Também foi chamado de autoritário por pretender restringir redes sociais, que responsabiliza pelo tamanho das manifestações.

Ações pontuais, no entanto, apenas amenizam o mal-estar que segue entre marginalizados da sociedade francesa e que explode contra a alta do custo de vida, a extensão da idade para a aposentadoria ou ações racistas por parte da polícia.

Segregados e ressentidos

Professora de Relações Internacionais na ESPM e especialista em Estudos Europeus, Carolina Pavese observa que na França a participação política faz parte do cotidiano e se dá em várias esferas. “Protestos são percebidos como elemento vital de seu componente democrático e muitas vezes levam a manifestações extremas de indignação”, afirma, explicando a diferença entre greves por “perdas de direitos” e de manifestações por “ausência de direitos”, como no caso de Nahel.

“Revolta e indignação têm permeado a construção de identidade dos jovens da periferia que, apesar de franceses, sofrem pela ascendência árabe e africana. São nascidos sob um processo de gentrificação dos grandes centros urbanos, onde vemos segregação de raças e de classes sociais que são empurradas para a periferia.”

Essa estratificação não é só da cidade, mas da sociedade, destaca. “Isso é muito perigoso, porque acentua preconceitos, dando oportunidade para movimentos extremistas e nacionalistas de promoverem um ideal da sociedade francesa — branca, cristã, ocidental — que é fictício”, observa Carolina.

“A extrema-direita tenta criar grupos sociais mais homogêneos, impedindo que diferenças se manifestem e incentivando a falsa percepção de que ‘aqueles outros’, dos bairros periféricos, são ‘estrangeiros’, mesmo sendo franceses. Assim, extremistas fomentam sua agenda xenófoba e se fortalecem.”
Carolina Pavese, professora na ESPM e especialista em Estudos Europeus

Em Hay-les-Roses, políticos conservadores em apoio ao prefeito Vincent Jeanbrun, que teve a casa incendiada na madrugada de domingo, 2 (Crédito:Gauthier Bedrignans)

Para a professora, “as várias Franças” que compõem a sociedade não conseguem viver em harmonia porque “governos se mostram míopes ou cegos” diante dessa diversidade e não encaram os desafios necessários à integração.
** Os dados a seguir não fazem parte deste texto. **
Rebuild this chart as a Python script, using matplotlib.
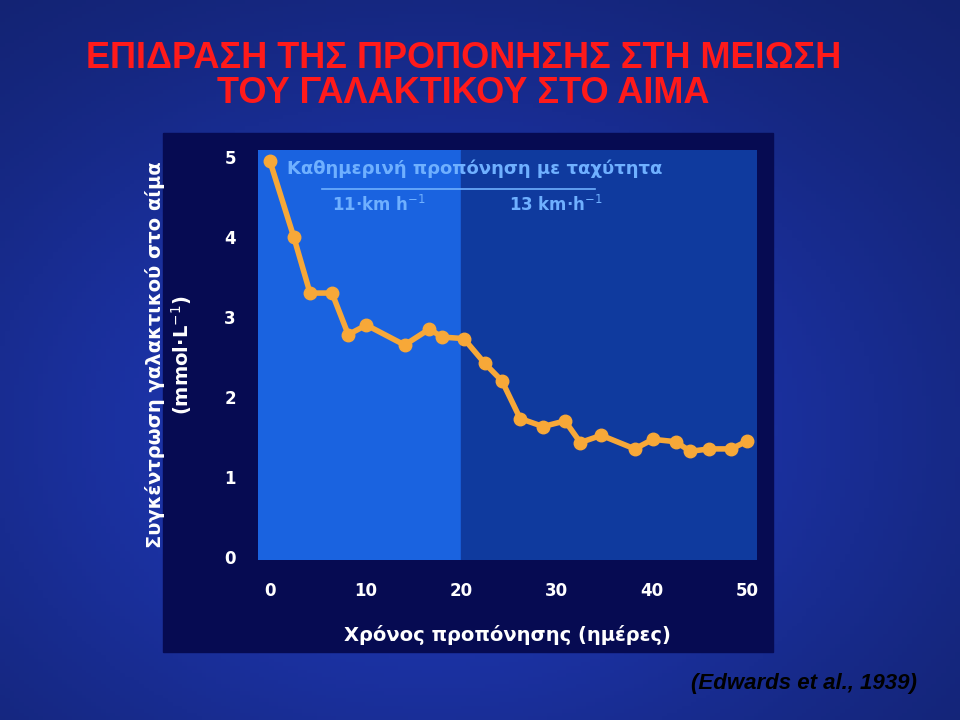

“Há estudos dando conta de que jovens franceses não-brancos têm 20 vezes mais chances de serem abordados pela polícia e a realidade do racismo, percebida por esses grupos, é negada pelo Estado. Essa negligência leva a extremos, como a onda impulsionada pelo assassinato do Nahel. Se os partidos convencionais não priorizarem essas questões de uma sociedade cada vez mais dividida, não só por questões econômicas, darão margem à manipulação cada vez maior dos radicais de direita.”

Pelas redes sociais, chegou a circular a mensagem supremacista “A hora de matar árabes é agora”, do perfil de um australiano que supostamente foi hackeado por um grupo extremista dos EUA (o Twitter foi questionado por não impedir a propagação por esse tipo de mensagens de ódio).

Os debates também se espalharam por todo o mundo árabe — da ex-colônia Argélia, principalmente, ao Líbano —, e revelaram analistas preocupados com a crise instalada pelo racismo que a islamofobia na França, vista como “oportunidade de ouro para a onipresença da extrema-direita na mídia”. E os saques, como o “presente da vida” para Le Pen.